Japan-India AI alliance targets “trustworthy AI” amid US-China dominance

Japan and India launched their first AI Strategic Dialogue in April 2026, framing a potential “third force” in global AI governance against US and China dominance. The AI alliance focuses on “trustworthy AI,” with an emphasis on sovereign AI—data sovereignty, security, and independent control over software, computing, and networks. Key steps include government-led discussions and tech events covering AI governance, semiconductor supply chains, data centers, and language-specific AI models. In late April, the first strategic dialogue in Mumbai and Bengaluru concluded with a memorandum of understanding (MOU) between Japan’s ONESTRUCTION and India’s DataKaveri Systems.

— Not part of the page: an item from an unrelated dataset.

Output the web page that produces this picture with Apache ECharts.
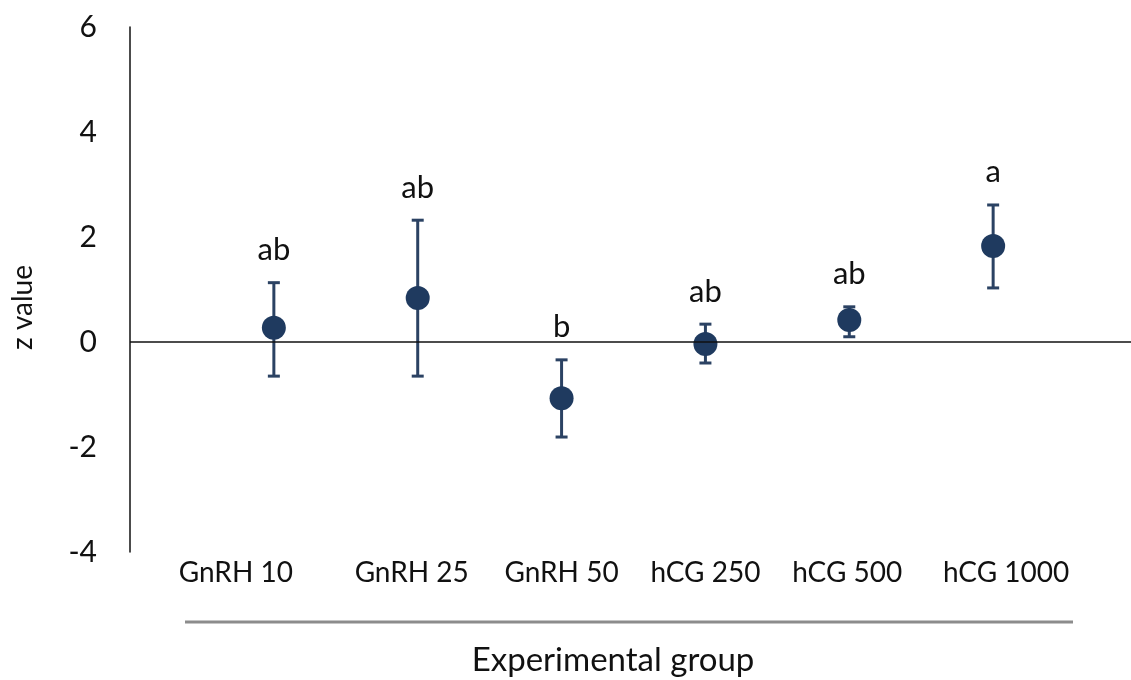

The deal targets technical exchange of urban and construction data and joint development of AI use cases for smart cities and urban infrastructure. Japan’s push is tied to economic security. Prime Minister Sanae Takaichi’s November 2025 plan created an economic strategy headquarters prioritising AI, semiconductors, aerospace, and defense to revive Japan’s industrial base through government investment. India, meanwhile, is positioned as an AI talent and innovation hub, ranking third globally in AI vibrancy (Stanford AI Index 2025). Japan also promotes a “safe, secure and trustworthy AI” campaign, linked to the 2023 G7 Hiroshima AI Process. By 2026, 60 countries have agreed to cooperate on principles around AI safety, transparency, and responsible development. For crypto traders: this Japan-India AI alliance is not a direct blockchain catalyst, but it may influence long-term sentiment around data sovereignty, cloud infrastructure, and semiconductor supply chains—areas that can affect valuations across the broader tech ecosystem.
Neutral
This news is primarily about geopolitical and regulatory coordination in AI rather than any direct crypto or blockchain adoption, token launches, exchange actions, or on-chain demand. So the immediate effect on crypto market liquidity and price discovery is likely limited. The potential relevance is indirect. A Japan-India AI alliance centred on “trustworthy AI” and data sovereignty could gradually shift budgets toward compliant cloud, data infrastructure, and semiconductor supply chains. Historically, similar government-backed tech industrial policies tend to support broader risk sentiment in tech over the medium/long term, but they rarely create fast, single-direction moves in crypto unless they connect to specific crypto rails (e.g., tokenized data markets, verifiable computing, or clear demand for blockchain). Short term: traders may treat it as background macro/tech news, keeping impact neutral. Long term: if these sovereign AI programs accelerate procurement of chips, data centers, and language AI services, it could mildly boost sentiment toward “infrastructure-adjacent” equities and, secondarily, speculative risk appetite in crypto—yet that pathway is uncertain and slow.